Toll transponders usually come with a little foil pouch. You’re to use this when you don’t want the tollbooth to pick up your signal: say, when a friend is paying tolls in cash for you or when you’re cheating on your partner with someone a few highway exits away and don’t want to leave a record of your whereabouts. (Note: the latter use is not endorsed by the E-ZPass Inter-agency Group.)
Forbes reports that one electronics tinkerer, Puking Monkey, became justifiably obsessed with different ways that the authorities might be tracking drivers while we go about our business. He wondered whether his E-ZPass was ever being read outside of a tollbooth, so he did the obvious thing and hacked it to light up and moo when it it was read.
Here it is on a trip in midtown Manhattan:
What the heck?
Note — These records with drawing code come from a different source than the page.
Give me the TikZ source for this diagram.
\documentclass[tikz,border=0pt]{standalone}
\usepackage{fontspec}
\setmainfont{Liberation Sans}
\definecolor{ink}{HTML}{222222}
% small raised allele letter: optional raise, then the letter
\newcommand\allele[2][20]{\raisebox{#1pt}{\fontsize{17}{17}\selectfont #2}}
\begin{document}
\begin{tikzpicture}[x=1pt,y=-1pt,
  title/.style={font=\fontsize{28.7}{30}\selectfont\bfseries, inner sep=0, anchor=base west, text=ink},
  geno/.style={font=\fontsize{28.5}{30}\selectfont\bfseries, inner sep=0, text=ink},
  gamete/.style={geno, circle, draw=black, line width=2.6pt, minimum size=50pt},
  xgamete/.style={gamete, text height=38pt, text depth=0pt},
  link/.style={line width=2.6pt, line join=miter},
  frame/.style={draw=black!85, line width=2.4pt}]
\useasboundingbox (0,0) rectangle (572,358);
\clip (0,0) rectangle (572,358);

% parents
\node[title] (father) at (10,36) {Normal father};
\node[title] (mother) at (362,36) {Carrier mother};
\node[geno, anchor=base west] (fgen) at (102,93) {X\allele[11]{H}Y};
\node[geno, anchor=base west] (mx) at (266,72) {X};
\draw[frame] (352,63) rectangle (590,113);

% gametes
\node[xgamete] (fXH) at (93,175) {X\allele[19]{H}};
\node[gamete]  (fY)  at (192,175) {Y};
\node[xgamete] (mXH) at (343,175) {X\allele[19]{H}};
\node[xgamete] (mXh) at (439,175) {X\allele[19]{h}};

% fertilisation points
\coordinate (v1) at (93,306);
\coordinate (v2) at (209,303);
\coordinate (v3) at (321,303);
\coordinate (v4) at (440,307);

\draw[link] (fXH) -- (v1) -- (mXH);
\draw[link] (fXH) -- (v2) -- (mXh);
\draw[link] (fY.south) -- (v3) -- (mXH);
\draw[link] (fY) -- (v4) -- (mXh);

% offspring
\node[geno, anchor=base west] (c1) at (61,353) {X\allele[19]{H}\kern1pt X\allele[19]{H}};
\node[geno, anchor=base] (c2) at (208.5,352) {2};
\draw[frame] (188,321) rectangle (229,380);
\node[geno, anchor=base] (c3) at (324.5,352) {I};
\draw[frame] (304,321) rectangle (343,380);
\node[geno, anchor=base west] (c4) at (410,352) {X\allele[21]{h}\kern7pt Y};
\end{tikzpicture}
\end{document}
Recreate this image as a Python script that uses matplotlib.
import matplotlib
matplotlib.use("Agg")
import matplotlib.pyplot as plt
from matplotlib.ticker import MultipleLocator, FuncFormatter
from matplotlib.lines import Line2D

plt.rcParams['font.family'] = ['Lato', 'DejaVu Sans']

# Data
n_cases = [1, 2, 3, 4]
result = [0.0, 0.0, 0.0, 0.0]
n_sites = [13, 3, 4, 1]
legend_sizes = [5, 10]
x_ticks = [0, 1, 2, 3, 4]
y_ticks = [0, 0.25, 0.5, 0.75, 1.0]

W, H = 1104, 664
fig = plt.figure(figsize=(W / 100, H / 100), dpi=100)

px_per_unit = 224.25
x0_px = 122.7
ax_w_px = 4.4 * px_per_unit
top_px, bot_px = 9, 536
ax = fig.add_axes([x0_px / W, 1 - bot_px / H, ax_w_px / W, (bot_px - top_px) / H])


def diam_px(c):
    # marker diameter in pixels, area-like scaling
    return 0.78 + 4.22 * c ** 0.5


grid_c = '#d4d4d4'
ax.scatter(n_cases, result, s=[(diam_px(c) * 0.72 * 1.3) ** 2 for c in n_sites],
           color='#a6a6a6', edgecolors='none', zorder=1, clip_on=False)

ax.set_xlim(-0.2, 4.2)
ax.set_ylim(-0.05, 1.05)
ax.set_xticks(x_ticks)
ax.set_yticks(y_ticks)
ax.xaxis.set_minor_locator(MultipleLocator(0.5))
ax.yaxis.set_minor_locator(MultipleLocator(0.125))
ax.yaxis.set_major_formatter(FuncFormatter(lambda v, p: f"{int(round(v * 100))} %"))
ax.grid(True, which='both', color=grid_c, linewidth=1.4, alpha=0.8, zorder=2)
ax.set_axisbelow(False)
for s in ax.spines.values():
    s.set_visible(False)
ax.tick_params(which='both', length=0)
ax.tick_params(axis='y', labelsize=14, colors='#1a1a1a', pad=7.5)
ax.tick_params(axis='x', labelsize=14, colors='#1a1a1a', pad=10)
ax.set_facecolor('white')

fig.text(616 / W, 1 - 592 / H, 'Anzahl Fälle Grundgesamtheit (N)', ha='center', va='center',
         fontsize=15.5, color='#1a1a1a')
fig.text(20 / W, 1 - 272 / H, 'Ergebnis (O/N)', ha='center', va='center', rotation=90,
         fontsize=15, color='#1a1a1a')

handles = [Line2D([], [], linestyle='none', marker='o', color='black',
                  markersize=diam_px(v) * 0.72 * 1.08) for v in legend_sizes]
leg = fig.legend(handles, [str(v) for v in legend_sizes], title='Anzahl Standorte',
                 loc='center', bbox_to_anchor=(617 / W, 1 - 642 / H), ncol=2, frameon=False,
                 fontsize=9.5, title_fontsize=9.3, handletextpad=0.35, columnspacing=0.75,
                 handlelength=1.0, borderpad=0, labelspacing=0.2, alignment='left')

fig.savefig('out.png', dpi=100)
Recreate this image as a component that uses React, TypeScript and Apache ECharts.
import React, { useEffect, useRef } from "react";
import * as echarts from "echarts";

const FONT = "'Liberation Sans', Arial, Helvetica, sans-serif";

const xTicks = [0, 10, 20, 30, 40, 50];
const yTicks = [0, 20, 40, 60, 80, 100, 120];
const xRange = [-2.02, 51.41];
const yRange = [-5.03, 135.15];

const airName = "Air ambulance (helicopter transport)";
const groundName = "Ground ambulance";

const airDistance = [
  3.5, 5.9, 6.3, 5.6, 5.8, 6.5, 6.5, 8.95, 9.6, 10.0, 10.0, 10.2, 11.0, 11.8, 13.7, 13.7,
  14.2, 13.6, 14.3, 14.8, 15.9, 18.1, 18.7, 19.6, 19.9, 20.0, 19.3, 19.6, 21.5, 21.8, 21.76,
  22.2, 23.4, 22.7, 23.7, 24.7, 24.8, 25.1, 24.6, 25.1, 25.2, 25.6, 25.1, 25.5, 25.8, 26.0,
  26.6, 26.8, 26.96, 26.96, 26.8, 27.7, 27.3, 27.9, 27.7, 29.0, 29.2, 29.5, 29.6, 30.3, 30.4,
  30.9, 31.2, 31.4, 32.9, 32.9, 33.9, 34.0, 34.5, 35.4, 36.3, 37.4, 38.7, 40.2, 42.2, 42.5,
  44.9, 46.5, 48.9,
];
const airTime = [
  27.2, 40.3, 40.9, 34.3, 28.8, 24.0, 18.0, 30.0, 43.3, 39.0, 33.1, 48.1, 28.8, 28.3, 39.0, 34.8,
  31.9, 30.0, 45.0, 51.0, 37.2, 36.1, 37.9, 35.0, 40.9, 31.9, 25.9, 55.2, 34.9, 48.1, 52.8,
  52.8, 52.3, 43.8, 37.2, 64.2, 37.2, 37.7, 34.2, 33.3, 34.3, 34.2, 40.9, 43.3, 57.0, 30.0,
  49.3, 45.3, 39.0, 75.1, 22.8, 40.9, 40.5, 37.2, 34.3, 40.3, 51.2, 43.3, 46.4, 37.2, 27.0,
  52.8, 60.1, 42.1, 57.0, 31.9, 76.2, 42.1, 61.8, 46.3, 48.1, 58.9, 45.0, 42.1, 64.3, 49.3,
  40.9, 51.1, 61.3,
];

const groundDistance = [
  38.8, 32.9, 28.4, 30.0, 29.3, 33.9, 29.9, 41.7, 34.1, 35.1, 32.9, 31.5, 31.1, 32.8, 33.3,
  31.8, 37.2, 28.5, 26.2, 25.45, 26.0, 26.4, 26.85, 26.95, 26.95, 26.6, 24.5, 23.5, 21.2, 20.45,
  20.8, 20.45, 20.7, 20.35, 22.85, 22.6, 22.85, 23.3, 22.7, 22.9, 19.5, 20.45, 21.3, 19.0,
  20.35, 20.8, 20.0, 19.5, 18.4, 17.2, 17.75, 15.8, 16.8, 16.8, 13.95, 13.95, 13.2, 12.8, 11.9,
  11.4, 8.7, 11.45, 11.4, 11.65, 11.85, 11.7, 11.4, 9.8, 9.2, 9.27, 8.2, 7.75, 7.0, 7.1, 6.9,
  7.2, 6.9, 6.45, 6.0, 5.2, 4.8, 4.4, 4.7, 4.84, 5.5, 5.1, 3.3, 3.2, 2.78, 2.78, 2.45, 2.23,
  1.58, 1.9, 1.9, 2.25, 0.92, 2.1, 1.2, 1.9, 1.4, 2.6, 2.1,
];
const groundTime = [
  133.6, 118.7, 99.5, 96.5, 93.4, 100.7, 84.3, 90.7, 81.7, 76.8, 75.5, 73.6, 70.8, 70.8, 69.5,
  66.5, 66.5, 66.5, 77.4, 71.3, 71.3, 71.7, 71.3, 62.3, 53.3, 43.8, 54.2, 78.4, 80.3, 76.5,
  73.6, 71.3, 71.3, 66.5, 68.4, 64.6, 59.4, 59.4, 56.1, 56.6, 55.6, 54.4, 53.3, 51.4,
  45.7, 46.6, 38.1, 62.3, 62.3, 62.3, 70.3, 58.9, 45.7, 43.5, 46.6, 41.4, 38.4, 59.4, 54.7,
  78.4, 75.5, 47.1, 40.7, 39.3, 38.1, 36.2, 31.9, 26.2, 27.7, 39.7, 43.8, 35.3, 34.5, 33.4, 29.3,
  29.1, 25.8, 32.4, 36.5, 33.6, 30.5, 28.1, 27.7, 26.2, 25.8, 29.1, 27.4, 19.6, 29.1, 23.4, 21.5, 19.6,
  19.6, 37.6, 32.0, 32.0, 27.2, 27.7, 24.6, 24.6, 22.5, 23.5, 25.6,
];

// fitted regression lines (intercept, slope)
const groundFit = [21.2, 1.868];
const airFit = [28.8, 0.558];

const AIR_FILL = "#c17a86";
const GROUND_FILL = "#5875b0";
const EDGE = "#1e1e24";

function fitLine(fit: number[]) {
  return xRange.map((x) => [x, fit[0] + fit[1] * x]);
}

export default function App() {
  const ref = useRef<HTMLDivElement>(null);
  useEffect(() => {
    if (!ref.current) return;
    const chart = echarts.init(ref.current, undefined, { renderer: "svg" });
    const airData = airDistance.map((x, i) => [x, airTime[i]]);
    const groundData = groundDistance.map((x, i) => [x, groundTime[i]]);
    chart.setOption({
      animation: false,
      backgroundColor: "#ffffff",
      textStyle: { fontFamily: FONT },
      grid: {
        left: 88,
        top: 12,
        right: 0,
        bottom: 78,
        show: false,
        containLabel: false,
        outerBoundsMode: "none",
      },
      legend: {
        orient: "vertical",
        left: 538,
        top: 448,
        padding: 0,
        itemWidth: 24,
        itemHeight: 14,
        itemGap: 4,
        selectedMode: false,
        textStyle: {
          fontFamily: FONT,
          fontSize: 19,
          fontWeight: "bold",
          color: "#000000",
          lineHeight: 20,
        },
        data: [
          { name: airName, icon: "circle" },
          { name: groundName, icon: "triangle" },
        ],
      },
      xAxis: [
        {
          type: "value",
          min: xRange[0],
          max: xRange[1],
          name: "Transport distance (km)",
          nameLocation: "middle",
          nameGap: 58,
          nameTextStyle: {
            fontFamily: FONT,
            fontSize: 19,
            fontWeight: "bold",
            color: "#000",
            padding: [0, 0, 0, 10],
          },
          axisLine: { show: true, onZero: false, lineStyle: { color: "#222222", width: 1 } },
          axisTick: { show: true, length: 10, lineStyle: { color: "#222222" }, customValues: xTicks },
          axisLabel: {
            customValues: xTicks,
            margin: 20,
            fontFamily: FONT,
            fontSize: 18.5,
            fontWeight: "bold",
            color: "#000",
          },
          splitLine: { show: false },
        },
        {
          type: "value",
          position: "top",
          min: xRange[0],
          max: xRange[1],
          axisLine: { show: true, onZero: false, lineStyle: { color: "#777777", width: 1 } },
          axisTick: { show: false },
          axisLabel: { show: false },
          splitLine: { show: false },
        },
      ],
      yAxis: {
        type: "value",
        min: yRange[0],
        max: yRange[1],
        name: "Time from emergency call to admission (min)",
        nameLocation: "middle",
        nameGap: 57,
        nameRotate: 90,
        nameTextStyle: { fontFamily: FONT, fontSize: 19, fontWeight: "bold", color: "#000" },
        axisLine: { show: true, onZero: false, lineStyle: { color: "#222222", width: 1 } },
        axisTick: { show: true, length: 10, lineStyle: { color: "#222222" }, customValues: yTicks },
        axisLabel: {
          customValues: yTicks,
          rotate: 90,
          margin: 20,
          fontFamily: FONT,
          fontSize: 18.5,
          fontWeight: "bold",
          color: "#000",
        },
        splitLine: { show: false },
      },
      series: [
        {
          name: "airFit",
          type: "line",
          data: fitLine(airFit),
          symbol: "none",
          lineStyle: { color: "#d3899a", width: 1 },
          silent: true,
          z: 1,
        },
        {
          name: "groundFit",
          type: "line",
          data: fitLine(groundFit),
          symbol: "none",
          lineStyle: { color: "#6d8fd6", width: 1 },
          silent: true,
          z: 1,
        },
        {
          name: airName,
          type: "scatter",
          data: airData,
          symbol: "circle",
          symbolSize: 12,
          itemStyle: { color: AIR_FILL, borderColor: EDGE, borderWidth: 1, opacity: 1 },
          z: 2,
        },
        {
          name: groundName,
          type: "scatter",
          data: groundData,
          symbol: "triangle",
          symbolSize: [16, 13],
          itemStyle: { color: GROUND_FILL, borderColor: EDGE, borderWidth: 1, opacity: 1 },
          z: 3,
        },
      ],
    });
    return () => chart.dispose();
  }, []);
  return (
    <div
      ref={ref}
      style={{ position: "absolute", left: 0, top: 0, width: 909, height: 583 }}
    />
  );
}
It turns out that the city of New York was reading the tags…but not to hunt for wanted criminals. According to the company that made the tag readers, it’s part of a traffic-control system meant to replace sensors below the pavement.
“Instead of conventional, in-pavement inductive loops that degrade with wear and age, this system uses roadside or overhead microwave sensors, E-ZPass RFID readers, and video cameras,” explains Transcore. The identities of the drivers are supposedly masked, so there’s no comprehensive record of drivers’ movements through the city. The thing is, though, there’s nothing about this in the Terms & Conditions when driver signs up for an E-ZPass.
Is this happening only in New York City? The tell-tale moocow is now on a road trip through other states to find out.